1 Jul 2022

BACARITA IDENTITAS KETIMURAN ERA DIGITAL

 

Materi Pemantik
Bacarita Digital: Identity and Belonging Rumata Artspace, 30 Juni 2022

Tulisan ini hendak merefleksi persoalan identitas sebagai wacana (teks) pada konteks keseharian dengan mengapungkan makna dari berbagai pengalaman budaya dari Tengah-Timur. Pokok bahasan yang hendak diwacanakan seputar identitas, entitas ketimuran, dan aktualitasnya di era digital. Penulis berharap wacana yang mengemuka akan membuat kita kian wawas diri.

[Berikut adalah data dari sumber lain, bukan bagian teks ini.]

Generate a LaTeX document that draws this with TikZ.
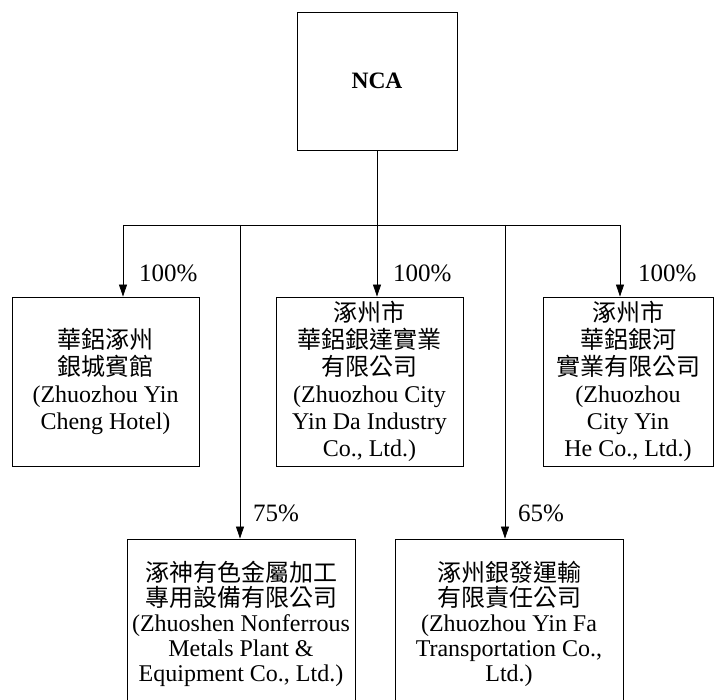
\documentclass[tikz,border=0pt]{standalone}
\usepackage{fontspec}
\setmainfont{Liberation Serif}
\newfontfamily\cjk{Noto Sans CJK TC}
\usetikzlibrary{arrows.meta}
\begin{document}
\begin{tikzpicture}[x=1pt,y=-1pt,
  box/.style={draw, line width=0.9pt, inner sep=0pt, align=center},
  topbox/.style={box, minimum height=169pt, font=\fontsize{24}{27}\selectfont},
  botbox/.style={box, minimum height=169pt, font=\fontsize{24}{25}\selectfont},
  lbl/.style={font=\fontsize{25}{25}\selectfont, anchor=west, inner sep=0pt},
  link/.style={line width=0.8pt},
  arr/.style={line width=0.8pt, -{Triangle[length=12pt,width=8pt]}}]
\useasboundingbox (0,0) rectangle (720,700);
\clip (0,0) rectangle (720,700);
\fill[white] (0,0) rectangle (720,700);

\node[box, minimum width=160pt, minimum height=138pt,
      font=\bfseries\fontsize{23.5}{27}\selectfont] (nca) at (377,81) {NCA};

\node[topbox, minimum width=187pt] (b1) at (105.5,381.5)
  {{\cjk 華鋁涿州}\\{\cjk 銀城賓館}\\(Zhuozhou Yin\\Cheng Hotel)};
\node[topbox, minimum width=187pt] (b2) at (369.5,381.5)
  {{\cjk 涿州市}\\{\cjk 華鋁銀達實業}\\{\cjk 有限公司}\\(Zhuozhou City\\Yin Da Industry\\Co., Ltd.)};
\node[topbox, minimum width=170pt] (b3) at (628,381.5)
  {{\cjk 涿州市}\\{\cjk 華鋁銀河}\\{\cjk 實業有限公司}\\(Zhuozhou\\City Yin\\He Co., Ltd.)};
\node[botbox, minimum width=228pt] (b4) at (241,623.5)
  {{\cjk 涿神有色金屬加工}\\{\cjk 專用設備有限公司}\\(Zhuoshen Nonferrous\\Metals Plant \&\\Equipment Co., Ltd.)};
\node[botbox, minimum width=228pt] (b5) at (509,623.5)
  {{\cjk 涿州銀發運輸}\\{\cjk 有限責任公司}\\(Zhuozhou Yin Fa\\Transportation Co.,\\Ltd.)};

\coordinate (j0) at (377,225);
\coordinate (j1) at (123,225);
\coordinate (j2) at (240,225);
\coordinate (j3) at (505,225);
\coordinate (j4) at (620,225);

\draw[link] (nca.south) -- (j0);
\draw[link] (j1) -- (j4);
\draw[arr] (j1) -- (j1 |- b1.north);
\draw[arr] (j0) -- (j0 |- b2.north);
\draw[arr] (j4) -- (j4 |- b3.north);
\draw[arr] (j2) -- (j2 |- b4.north);
\draw[arr] (j3) -- (j3 |- b5.north);

\node[lbl] (p1) at (139,273) {100\%};
\node[lbl] (p2) at (393,273) {100\%};
\node[lbl] (p3) at (638,273) {100\%};
\node[lbl] (p4) at (253,513) {75\%};
\node[lbl] (p5) at (518,513) {65\%};
\end{tikzpicture}
\end{document}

Berwacana sebagaimana dipahami “anak gaul” adalah “ngomong doang”, “cerita melulu”, “kultum” saja – kuliah tujuh puluh menit. Tidak salah juga karena berwacana merupakan kemampuan “unjuk gagasan”, terlepas dari suka atau tidak. Contoh aksi wacana populer di media TV adalah stand up comedy. Secara kontekstual, konten maupun gaya tuturan komikanya itu berakar budaya pada tradisi lisan seperti Pacarita, Paccurita, Topongei, Panglago, Mop di kawasan Tengah dan Timur Indonesia. Selain penegasan identitas, lelucon, nasihat, fungsi wacana dalam tradisi lisan itu adalah kritik sosial.

Tentu saja tradisi berwacana sangat beragam tema, bentuk, gaya tutur, ruang dan medium artikulasinya sejalan dengan keanekaragaman budaya tempatan. Masyarakat Bugis-Makassar dahulu mengenal tradisi massureq, mabbarasanji, pau-pau, angngarq yang digelar dalam acara keluarga, kelompok sebaya maupun khalayak. Pada masa kini, kita masih menjumpai tradisi lisan populer Pacarita dalam bentuk lagu maupun lawakan di radio, televisi, di warkop maupun panggung rakyat. Jejak rekam mereka dengan mudah diakses melalui kanal youtube.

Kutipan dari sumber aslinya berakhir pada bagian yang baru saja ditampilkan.